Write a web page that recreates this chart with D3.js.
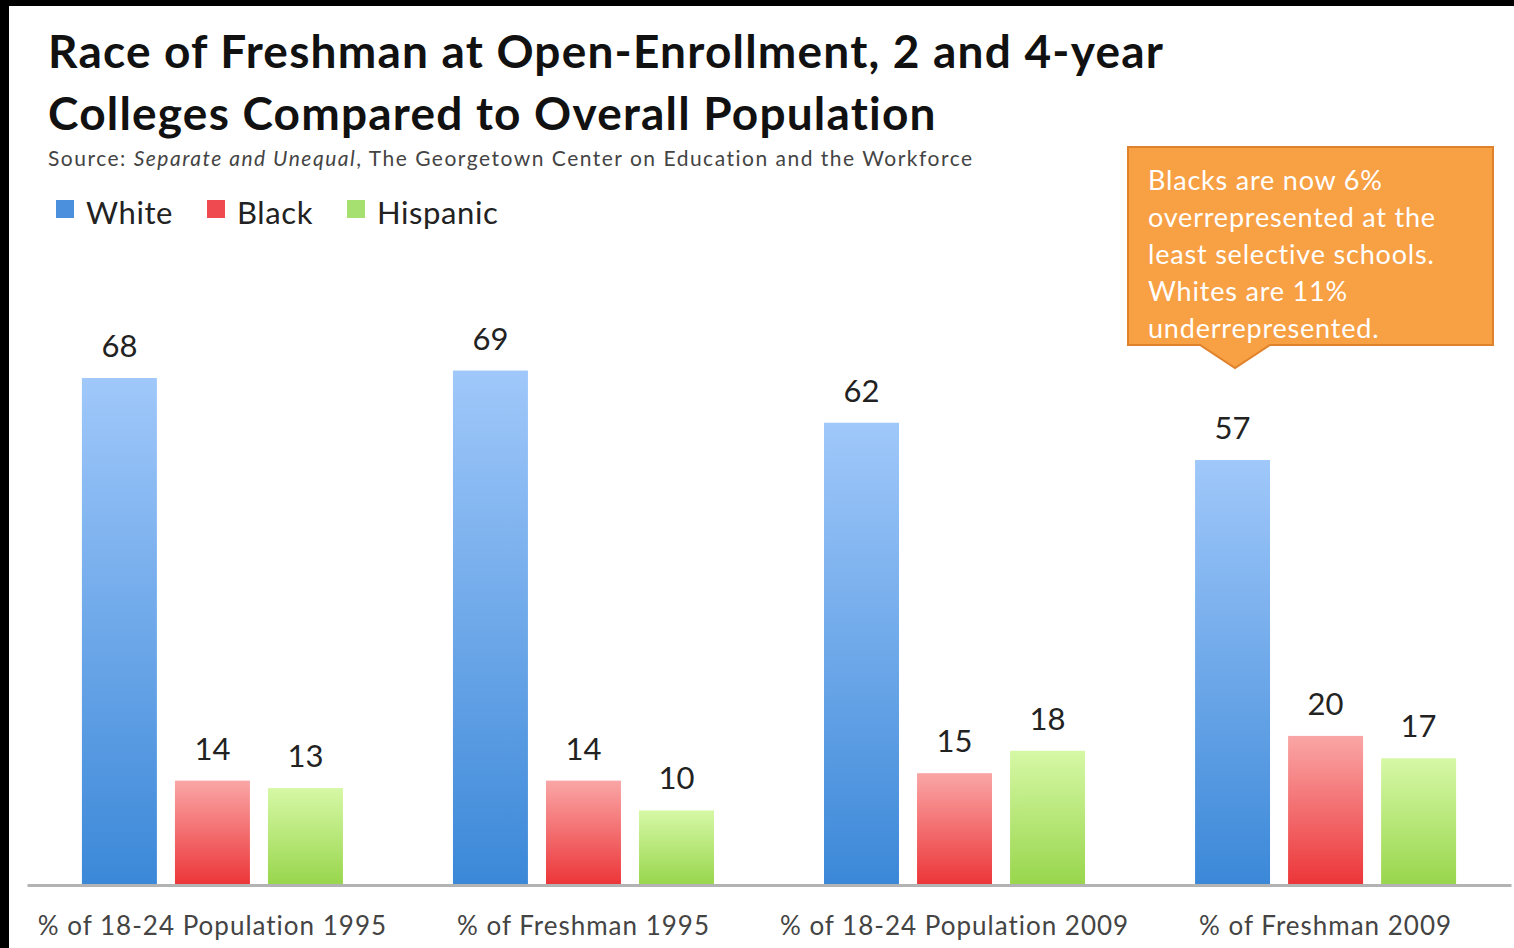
<!DOCTYPE html>
<meta charset="utf-8">
<style>
    body { margin: 0; background: #000; }
    svg text { font-family: Lato, "Open Sans", sans-serif; }
</style>
<svg width="1514" height="948"></svg>
<script src="https://cdnjs.cloudflare.com/ajax/libs/d3/7.8.5/d3.min.js"></script>
<script>

    var categories = ["% of 18-24 Population 1995", "% of Freshman 1995",
                      "% of 18-24 Population 2009", "% of Freshman 2009"];
    var series = ["White", "Black", "Hispanic"];
    var white = [68, 69, 62, 57];
    var black = [14, 14, 15, 20];
    var hispanic = [13, 10, 18, 17];
    var calloutLines = ["Blacks are now 6%", "overrepresented at the",
                        "least selective schools.", "Whites are 11%",
                        "underrepresented."];

    var values = { White: white, Black: black, Hispanic: hispanic };
    var rows = categories.map(function (c, i) {
        return { cat: c, vals: series.map(function (s) { return { key: s, value: values[s][i] }; }) };
    });

    var svg = d3.select("svg"),
        width = +svg.attr("width"),
        height = +svg.attr("height");

    // black frame top/left, white page
    svg.append("rect").attr("width", width).attr("height", height).attr("fill", "#000");
    svg.append("rect").attr("x", 9).attr("y", 6).attr("width", width - 9).attr("height", height - 6).attr("fill", "#fff");

    var gradColors = {
        White: ["#a0c8fa", "#3b88d8"],
        Black: ["#faa6a6", "#ec3538"],
        Hispanic: ["#d6f8a6", "#98d64c"]
    };
    var defs = svg.append("defs");
    series.forEach(function (s) {
        var g = defs.append("linearGradient").attr("id", "grad-" + s)
            .attr("x1", 0).attr("y1", 0).attr("x2", 0).attr("y2", 1);
        g.append("stop").attr("offset", "0%").attr("stop-color", gradColors[s][0]);
        g.append("stop").attr("offset", "100%").attr("stop-color", gradColors[s][1]);
    });
    var legendColor = { White: "#4a90dc", Black: "#ee4a50", Hispanic: "#a6e070" };

    var baseline = 885;

    var x0 = d3.scaleBand()
        .domain(categories)
        .range([27, 1511])
        .paddingInner(0.2965)
        .paddingOuter(0.148);

    var x1 = d3.scaleBand()
        .domain(series)
        .range([0, x0.bandwidth()])
        .paddingInner(0.194)
        .paddingOuter(0);

    var y = d3.scaleLinear()
        .domain([0, 68])
        .range([baseline, 378]);

    // title
    svg.append("text")
        .attr("x", 48).attr("y", 68)
        .attr("font-size", 46).attr("font-weight", "bold").attr("fill", "#111")
        .attr("letter-spacing", 1.2)
        .text("Race of Freshman at Open-Enrollment, 2 and 4-year");
    svg.append("text")
        .attr("x", 48).attr("y", 130)
        .attr("font-size", 46).attr("font-weight", "bold").attr("fill", "#111")
        .attr("letter-spacing", 1.2)
        .text("Colleges Compared to Overall Population");

    var src = svg.append("text")
        .attr("x", 48).attr("y", 166)
        .attr("font-size", 21).attr("fill", "#444")
        .attr("letter-spacing", 1.5);
    src.append("tspan").text("Source: ");
    src.append("tspan").attr("font-style", "italic").text("Separate and Unequal");
    src.append("tspan").text(", The Georgetown Center on Education and the Workforce");

    // legend
    var legendX = [56, 207, 347];
    var legend = svg.append("g").attr("class", "legend")
        .selectAll("g")
        .data(series)
        .enter().append("g")
        .attr("transform", function (d, i) { return "translate(" + legendX[i] + ",200)"; });
    legend.append("rect")
        .attr("width", 18).attr("height", 18)
        .attr("fill", function (d) { return legendColor[d]; });
    legend.append("text")
        .attr("x", 30).attr("y", 24)
        .attr("font-size", 31).attr("fill", "#222")
        .attr("letter-spacing", 0.6)
        .text(function (d) { return d; });

    // bars
    var groups = svg.append("g").attr("class", "bars")
        .selectAll("g")
        .data(rows)
        .enter().append("g")
        .attr("transform", function (d) { return "translate(" + x0(d.cat) + ",0)"; });

    groups.selectAll("rect")
        .data(function (d) { return d.vals; })
        .enter().append("rect")
        .attr("x", function (d) { return x1(d.key); })
        .attr("y", function (d) { return y(d.value); })
        .attr("width", x1.bandwidth())
        .attr("height", function (d) { return baseline - y(d.value); })
        .attr("fill", function (d) { return "url(#grad-" + d.key + ")"; });

    groups.selectAll("text")
        .data(function (d) { return d.vals; })
        .enter().append("text")
        .attr("x", function (d) { return x1(d.key) + x1.bandwidth() / 2; })
        .attr("y", function (d) { return y(d.value) - 21; })
        .attr("text-anchor", "middle")
        .attr("font-size", 31).attr("fill", "#222")
        .text(function (d) { return d.value; });

    // category axis
    var axis = svg.append("g")
        .attr("transform", "translate(0," + baseline + ")")
        .call(d3.axisBottom(x0).tickSize(0).tickPadding(32));
    axis.select(".domain").attr("stroke", "#b3b3b3").attr("stroke-width", 3);
    axis.selectAll(".tick text")
        .attr("font-family", "Lato, sans-serif")
        .attr("font-size", 26).attr("fill", "#444")
        .attr("letter-spacing", 1);

    // callout box
    var callout = svg.append("g").attr("class", "callout");
    callout.append("path")
        .attr("d", "M1128,147 H1493 V345 H1270 L1235,368 L1200,345 H1128 Z")
        .attr("fill", "#f8a044").attr("stroke", "#e0822c").attr("stroke-width", 2);
    callout.selectAll("text")
        .data(calloutLines)
        .enter().append("text")
        .attr("x", 1148)
        .attr("y", function (d, i) { return 190 + i * 37; })
        .attr("font-size", 27).attr("fill", "#fff")
        .attr("letter-spacing", 0.8)
        .text(function (d) { return d; });

</script>
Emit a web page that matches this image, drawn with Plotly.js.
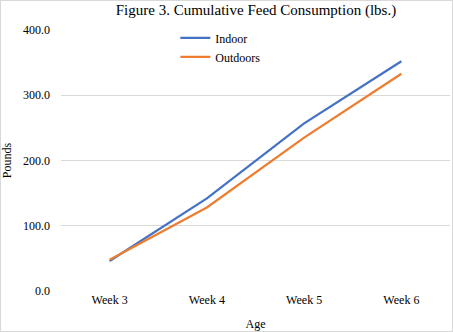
<!DOCTYPE html>
<html><head><meta charset="utf-8">
<script src="https://cdn.plot.ly/plotly-3.0.1.min.js"></script>
<style>
html,body{margin:0;padding:0;background:#fff;}
#wrap{position:relative;width:453px;height:332px;}
#chart{width:453px;height:332px;}
#border{position:absolute;left:0;top:0;width:451px;height:330px;border:1px solid #d9d9d9;pointer-events:none;}
</style>
</head><body>
<div id="wrap"><div id="chart"></div><div id="border"></div></div>
<script>
const categories = ["Week 3", "Week 4", "Week 5", "Week 6"];
const indoor = [46, 142, 257, 352];
const outdoors = [48, 128, 235, 333];
const yTicks = [0, 100, 200, 300, 400];
const yTickLabels = ["0.0", "100.0", "200.0", "300.0", "400.0"];

const FAM = "Times New Roman, Liberation Serif, serif";
function f(size) { return {family: FAM, size: size, color: "#000"}; }
const traces = [
  {x: categories, y: indoor, name: "Indoor", type: "scatter", mode: "lines",
   line: {color: "#4472C4", width: 2.25}},
  {x: categories, y: outdoors, name: "Outdoors", type: "scatter", mode: "lines",
   line: {color: "#ED7D31", width: 2.25}}
];
const layout = {
  width: 453, height: 332,
  margin: {l: 61, r: 3, t: 30, b: 41},
  paper_bgcolor: "#fff", plot_bgcolor: "#fff",
  font: f(12),
  title: {text: "Figure 3. Cumulative Feed Consumption (lbs.)", font: f(15),
          x: 0.565, xanchor: "center", y: 0.972, yanchor: "middle"},
  showlegend: true,
  legend: {x: 0.294, xanchor: "left", y: 1.025, yanchor: "top", bgcolor: "rgba(0,0,0,0)",
           font: f(12), itemwidth: 30, tracegroupgap: 0},
  xaxis: {type: "category", range: [-0.5, 3.5], showgrid: false, zeroline: false,
          showline: false, ticks: "", tickfont: f(12),
          title: {text: "Age", font: f(12), standoff: 13}},
  yaxis: {range: [0, 400], tickvals: yTicks, ticktext: yTickLabels, showgrid: true,
          gridcolor: "#d9d9d9", gridwidth: 1, zeroline: false, showline: false, ticks: "",
          ticklabelstandoff: 10, tickfont: f(12),
          title: {text: "Pounds", font: f(12), standoff: 14}}
};
Plotly.newPlot("chart", traces, layout, {displayModeBar: false, staticPlot: true});
</script>
</body></html>
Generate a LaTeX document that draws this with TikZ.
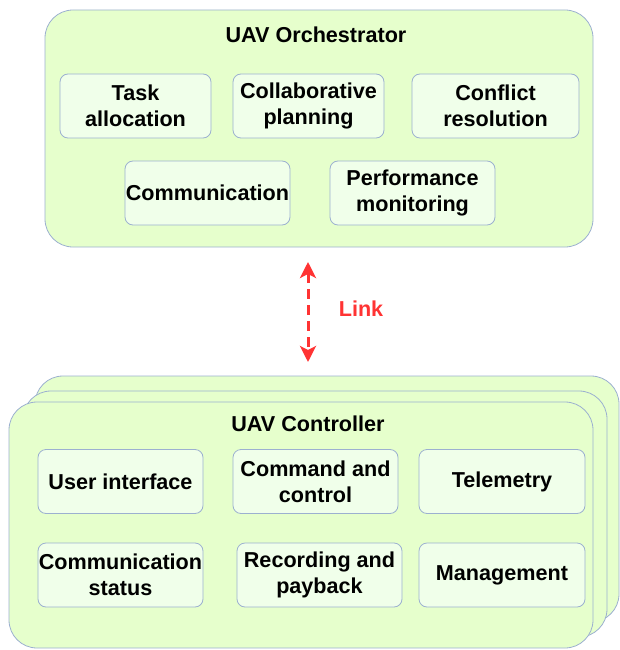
\documentclass[tikz,border=0pt]{standalone}
\usepackage{fontspec}
\setmainfont{Liberation Sans}
\usetikzlibrary{arrows.meta}
\definecolor{outerfill}{RGB}{230,255,204}
\definecolor{innerfill}{RGB}{240,255,234}
\definecolor{boxline}{RGB}{156,176,208}
\definecolor{linkred}{RGB}{255,51,51}
\tikzset{
  outerbox/.style={draw=boxline,fill=outerfill,line width=0.8pt,rounded corners=28pt},
  innerbox/.style={draw=boxline,fill=innerfill,line width=0.8pt,rounded corners=8pt,
    minimum height=64pt,inner sep=0pt,align=center,
    font=\bfseries\fontsize{21.6}{26}\selectfont},
  titletext/.style={font=\bfseries\fontsize{21.6}{26}\selectfont},
  linkarrow/.style={draw=linkred,line width=3pt,dash pattern=on 10pt off 6pt,
    {Stealth[length=16pt,width=16pt,inset=4pt]}-{Stealth[length=16pt,width=16pt,inset=4pt]}},
}
\begin{document}
\begin{tikzpicture}[x=1pt,y=-1pt]
    \useasboundingbox (0,0) rectangle (619,650);
    %% orchestrator
    \node[outerbox,minimum width=548pt,minimum height=237pt] (orch) at (319,128.5) {};
    \node[titletext] (orchtitle) at (316,35) {UAV Orchestrator};
    \node[innerbox,minimum width=151pt] (task) at (135.5,106) {Task\\allocation};
    \node[innerbox,minimum width=151pt] (collab) at (308.5,106) {Collaborative\\planning};
    \node[innerbox,minimum width=167pt] (conflict) at (495.5,106) {Conflict\\resolution};
    \node[innerbox,minimum width=165pt] (comm) at (207.5,193) {Communication};
    \node[innerbox,minimum width=165pt] (perf) at (412.5,193) {Performance\\monitoring};
    %% controller stack
    \foreach \dx/\dy in {26/-26,14/-11} \node[outerbox,minimum width=584pt,minimum height=246pt]
        at (301+\dx,525+\dy) {};
    \node[outerbox,minimum width=584pt,minimum height=246pt] (ctrl) at (301,525) {};
    \node[titletext] (ctrltitle) at (308,424) {UAV Controller};
    \node[innerbox,minimum width=165pt] (user) at (120.5,481.5) {User interface};
    \node[innerbox,minimum width=165pt] (cmd) at (315.5,481.5) {Command and\\control};
    \node[innerbox,minimum width=166pt] (tele) at (502,481.5) {Telemetry};
    \node[innerbox,minimum width=165pt] (status) at (120.5,575) {Communication\\status};
    \node[innerbox,minimum width=165pt] (rec) at (319.5,575) {Recording and\\payback};
    \node[innerbox,minimum width=166pt] (mgmt) at (502,575) {Management};
    %% link
    \coordinate (linktop) at (308,262);
    \coordinate (linkbot) at (308,362);
    \draw[linkarrow] (linktop) -- (linkbot) node[pos=0.47,right=26pt,text=linkred,titletext] {Link};
\end{tikzpicture}
\end{document}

○ ○ ○ ○

Problem requirements —
Scan the lines above for "chart", then copy every one that has it.

Response to the task —
Write a web page that recreates this chart with D3.js.
#chart{width:453px;height:332px;}
<div id="wrap"><div id="chart"></div><div id="border"></div></div>
Plotly.newPlot("chart", traces, layout, {displayModeBar: false, staticPlot: true});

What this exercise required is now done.